Action, reaction and market transformation in the apparel industry
Sustainability—or a lack of it—has punctuated the apparel industry’s most notable moments over the last few decades. They include Nike’s sweatshop scandal in 1991, Patagonia’s public commitment to recycled polyester in 1992 and organic cotton in 1996, Levi’s 2010 launch of its Water<Less jeans and this year’s Adidas “Speedfactory” opening in Germany.
These events highlight the industry’s ongoing challenges: ensuring humane conditions for garment workers, minimizing waste and pollution during production, and localizing production. The apparel community is realizing that its future depends on addressing these challenges. The 3-trillion-dollar industry accounts for 10 percent of global carbon emissions, uses 70 million barrels of oil a year to make polyester fiber, logs more than 70 million trees a year for fabrics and is responsible for 24 percent of all insecticide and 11 percent of all pesticide use globally.
However grim a picture those facts paint, the industry’s strongest assets have been brands’ willingness to collaborate and industry-wide support for the Higg Index, a standardized tool that helps brands measure their environmental impacts. The organization that created the tool, the Sustainable Apparel Coalition (SAC), has pushed the industry forward on environmental and social issues.
In May, I attended SAC’s annual Planet Textiles conference in Bangalore, India, to learn how leading apparel brands are innovating their supply chains and reshaping retail. Listening to industry professionals share stories helped contextualize the two converging strategies I see the apparel industry using.
The first is to retrofit an outdated system. Legacy brands like Gap and New Balance are being transparent about their suppliers, partnering with suppliers and owning their responsibility to their vendors, and making long-term commitments to local communities by investing in infrastructure improvements. These same strategies have turned Nike into one of the industry’s most prominent and vocal sustainability champions.
Still, some retailers are realizing that integrating sustainability into conventional business practices isn’t enough. Despite a spike in the demand for more ethically and sustainably made clothing, the world is on track to triple our use of natural resources by 2050, and apparel manufacturing is migrating away from countries like China, where worker wages and pollution fines are increasing, to countries like Ethiopia that have weaker worker protections and environmental standards.

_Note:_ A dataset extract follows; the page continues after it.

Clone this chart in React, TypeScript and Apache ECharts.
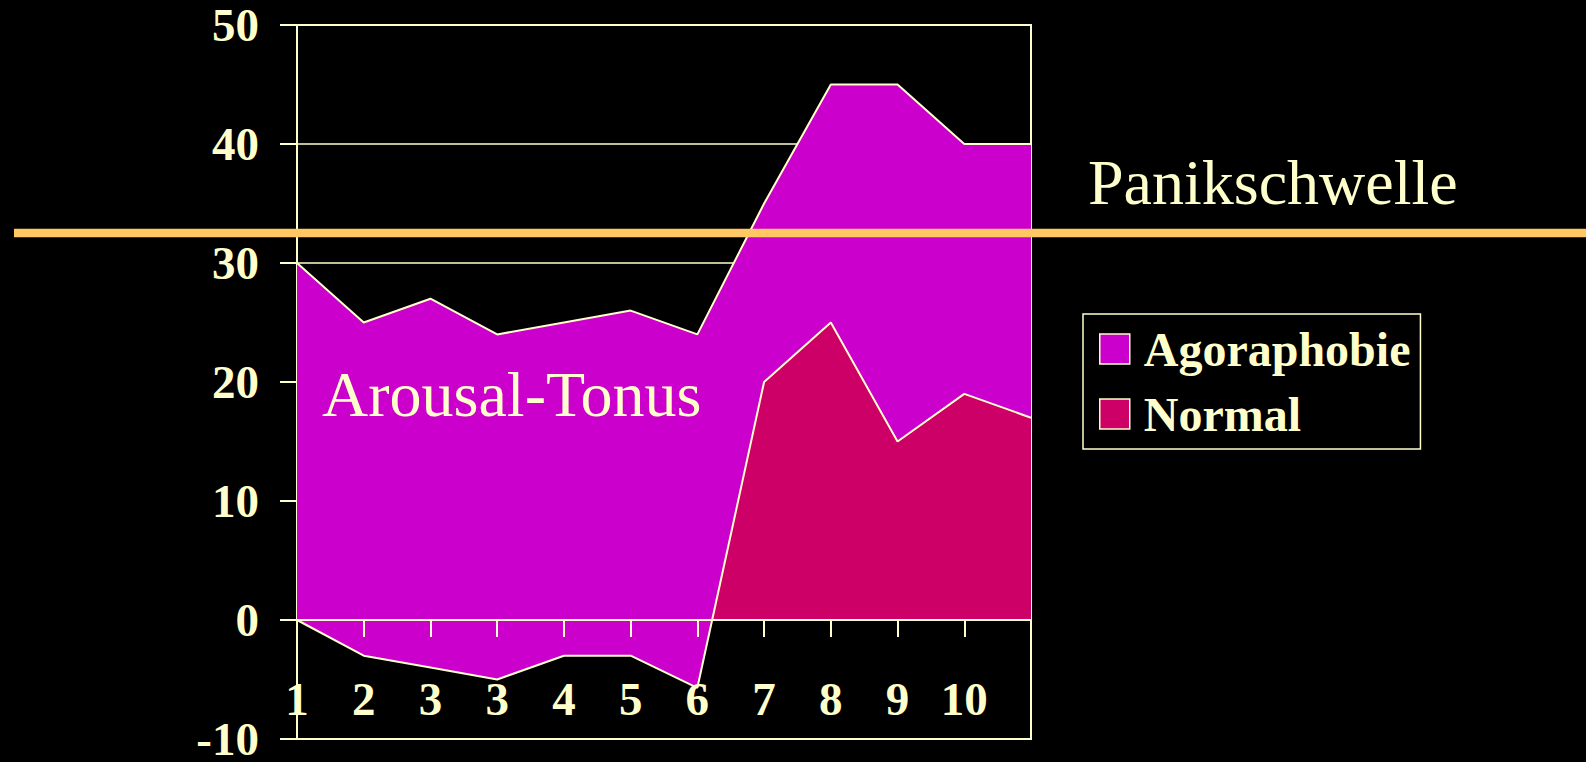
import React, { useEffect, useRef } from "react";
import * as echarts from "echarts";

const categories = ["1", "2", "3", "3", "4", "5", "6", "7", "8", "9", "10", ""];
const agoraphobie = [30, 25, 27, 24, 25, 26, 24, 35, 45, 45, 40, 40];
const normal = [0, -3, -4, -5, -3, -3, -5.7, 20, 25, 15, 19, 17];
const yTicks = { min: -10, max: 50, interval: 10 };
const seriesNames = ["Agoraphobie", "Normal"];

const TXT = "#FFFFCC";
const MAGENTA = "#CC00CC";
const CRIMSON = "#CC0066";
const ORANGE = "#FFC862";
const SERIF = "'Liberation Serif', 'Times New Roman', serif";

export default function App() {
  const ref = useRef<HTMLDivElement>(null);
  useEffect(() => {
    if (!ref.current) return;
    const chart = echarts.init(ref.current, null, { renderer: "svg" });
    // Normal area: crimson above zero, magenta below zero (split at the zero line
    // inside the polygon's bounding box, which spans from max(normal,0) to min(normal,0)).
    const nMax = Math.max(0, ...normal);
    const nMin = Math.min(0, ...normal);
    const zeroOffset = nMax / (nMax - nMin);
    const normalFill = {
      type: "linear",
      x: 0,
      y: 0,
      x2: 0,
      y2: 1,
      colorStops: [
        { offset: 0, color: CRIMSON },
        { offset: zeroOffset, color: CRIMSON },
        { offset: zeroOffset, color: MAGENTA },
        { offset: 1, color: MAGENTA },
      ],
      global: false,
    };
    const labelStyle = {
      color: TXT,
      fontFamily: SERIF,
      fontWeight: "bold",
      fontSize: 47,
    };
    chart.setOption({
      animation: false,
      backgroundColor: "#000000",
      grid: {
        left: 297,
        right: 555,
        top: 25,
        bottom: 23,
        show: true,
        borderColor: TXT,
        borderWidth: 2,
        backgroundColor: "transparent",
        containLabel: false,
        outerBoundsMode: "none",
      },
      legend: {
        data: [
          { name: seriesNames[0], itemStyle: { color: MAGENTA, borderColor: TXT, borderWidth: 1.5 } },
          { name: seriesNames[1], itemStyle: { color: CRIMSON, borderColor: TXT, borderWidth: 1.5 } },
        ],
        orient: "vertical",
        left: 1083,
        top: 314,
        icon: "rect",
        itemWidth: 30,
        itemHeight: 30,
        itemGap: 17,
        padding: [11, 10, 11, 16],
        borderColor: TXT,
        borderWidth: 1.5,
        selectedMode: false,
        textStyle: {
          color: TXT,
          fontFamily: SERIF,
          fontWeight: "bold",
          fontSize: 48,
          padding: [0, 0, 0, 9],
        },
      },
      xAxis: [
        {
          // axis line and ticks on the zero line
          type: "category",
          data: categories,
          boundaryGap: false,
          position: "bottom",
          z: 5,
          axisLine: { onZero: true, lineStyle: { color: TXT, width: 2 } },
          axisTick: { show: true, length: 17, lineStyle: { color: TXT, width: 2 } },
          axisLabel: { show: false },
          splitLine: { show: false },
        },
        {
          // category labels, drawn inside the plot near its bottom edge
          type: "category",
          data: categories,
          boundaryGap: false,
          position: "bottom",
          offset: 0,
          z: 5,
          axisLine: { show: false, onZero: false },
          axisTick: { show: false },
          axisLabel: { ...labelStyle, interval: 0, inside: true, margin: 17 },
          splitLine: { show: false },
        },
      ],
      yAxis: {
        type: "value",
        min: yTicks.min,
        max: yTicks.max,
        interval: yTicks.interval,
        axisLine: { show: true, lineStyle: { color: TXT, width: 2 } },
        axisTick: { show: true, length: 17, lineStyle: { color: TXT, width: 2 } },
        axisLabel: { ...labelStyle, margin: 38, lineHeight: 40 },
        splitLine: { show: true, lineStyle: { color: TXT, width: 1.5 } },
      },
      series: [
        {
          name: seriesNames[0],
          type: "line",
          xAxisIndex: 0,
          data: agoraphobie,
          symbol: "none",
          color: MAGENTA,
          lineStyle: { color: TXT, width: 2 },
          areaStyle: { color: MAGENTA, opacity: 1 },
          z: 2,
        },
        {
          name: seriesNames[1],
          type: "line",
          xAxisIndex: 0,
          data: normal,
          symbol: "none",
          color: CRIMSON,
          lineStyle: { color: TXT, width: 2 },
          areaStyle: { color: normalFill, opacity: 1 },
          z: 3,
        },
      ],
      graphic: [
        {
          type: "line",
          z: 100,
          shape: { x1: 14, y1: 233, x2: 1586, y2: 233 },
          style: { stroke: ORANGE, lineWidth: 8.5 },
        },
        {
          type: "text",
          z: 100,
          left: 1088,
          top: 150,
          style: {
            text: "Panikschwelle",
            fill: TXT,
            font: `64px ${SERIF}`,
          },
        },
        {
          type: "text",
          z: 100,
          left: 322,
          top: 362,
          style: {
            text: "Arousal-Tonus",
            fill: TXT,
            font: `64px ${SERIF}`,
          },
        },
      ],
    });
    return () => chart.dispose();
  }, []);
  return (
    <div
      ref={ref}
      style={{ position: "fixed", left: 0, top: 0, width: 1586, height: 762 }}
    />
  );
}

If retrofitting the industry was the groundswell that moved the apparel industry forward in past decades, market transformation is what’s making the most progress now. The most innovative brands are changing the way they approach their risk regarding climate change, overseas labor and water scarcity by turning the risk into an opportunity. These businesses represent only a sliver of the pie, but they are changing how the apparel industry approaches creating textiles, reusing materials and empowering workers.
At Planet Textiles, Ian Rosenberg talked about starting a fabric company after trying to create jobs that would bring Haitians out of poverty. A few years later, Thread International is now selling its fabric to brands like Timberland to make shoes from unrecyclable plastic bottles. Through R&D and creative thinking, the company created a solution to Haiti’s plastic problem, developed a high-quality fabric that diverts trash from landfills and created steady incomes for dozens of Haitian families.
Similarly, Cradle to Cradle’s Fashion+ initiative is working with brands across the world to invent and promote closed-loop fabric dyeing and finishing processes that are carbon neutral. The industry’s greatest opportunity lies in its ability to create new apparel materials, educate consumers and build an industry that respects and protects everyone in the supply chain, from cotton farmer to retail employee. Retrofitting the current system needs to continue as new business models and processes come to life; both strategies are necessary, and they must eventually converge.